When an ascending wedge occurs during a downtrend, traders should interpret it as a temporary recovery wave, not a trend reversal. Although it is an important market correction, special attention to short-term dynamics is necessary to avoid confusing it with the start of a lasting bullish reversal.
How to Differentiate the Wedge from Other Patterns
One of the biggest pitfalls for beginner traders is confusing the wedge pattern with triangular formations, as both share similar visual features. However, the technical meanings and implications for the trend are completely different, requiring careful differentiation.
The key to avoiding this mistake is recognizing the unique characteristics of the wedge: price fluctuations show an obviously ascending or descending slope, forming a more “inclined” pattern relative to the horizontal. The two trendlines converge at a more pronounced angle, creating a visual sense of “progressive tightening.”

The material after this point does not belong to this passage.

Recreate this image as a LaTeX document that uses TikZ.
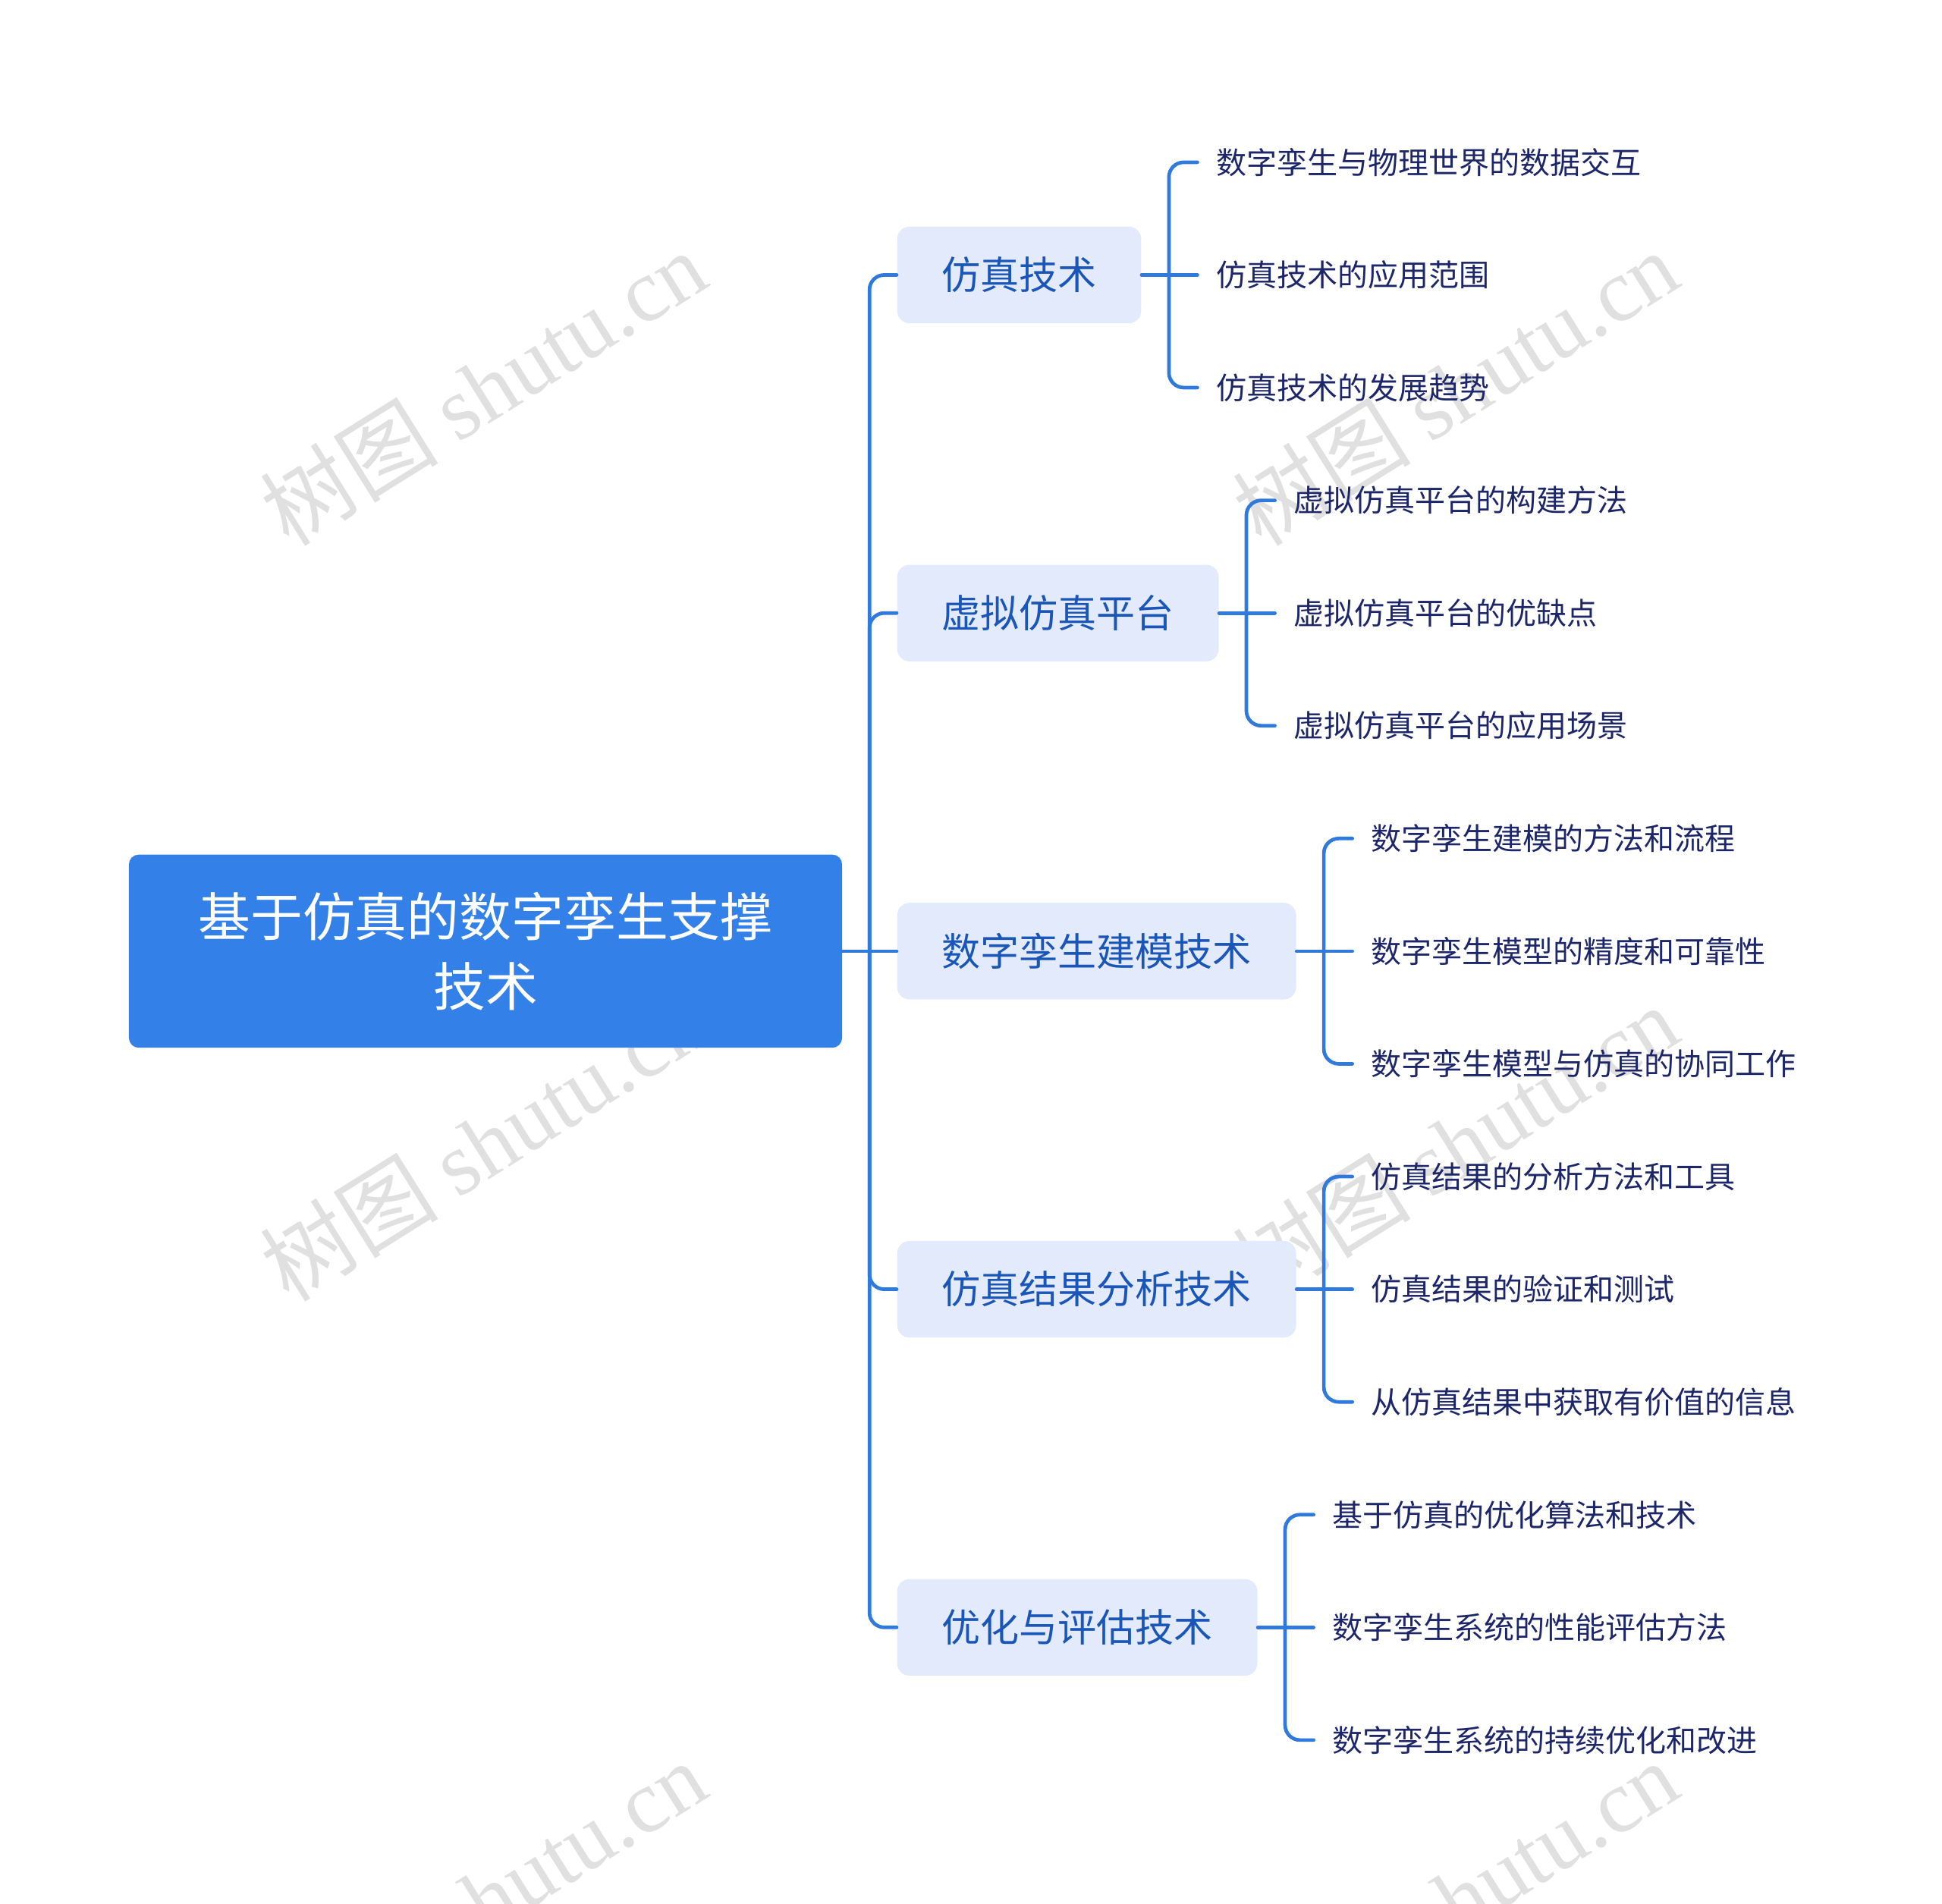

In contrast, when one trendline is near horizontal and only the other is inclined, you are likely observing a rectangle or a different consolidation pattern, not a wedge. This distinction is vital because triangles indicate balanced consolidation, while wedges suggest ongoing directional pressure even during tightening.
Practical Application in Different Market Scenarios
In practice, the wedge pattern provides more reliable signals when you can accurately identify it during established trends. Recognizing a descending wedge in an uptrend or an ascending wedge in a downtrend offers a potential breakout indicator with high profit potential.
The versatility of the wedge pattern lies in its ability to adapt to different timeframes and assets. Experienced traders use this formation to establish strategic entry points immediately after the breakout, capitalizing on the momentum following the wedge tightening. Risk should be managed by placing stops beyond the pattern to protect against false breakouts.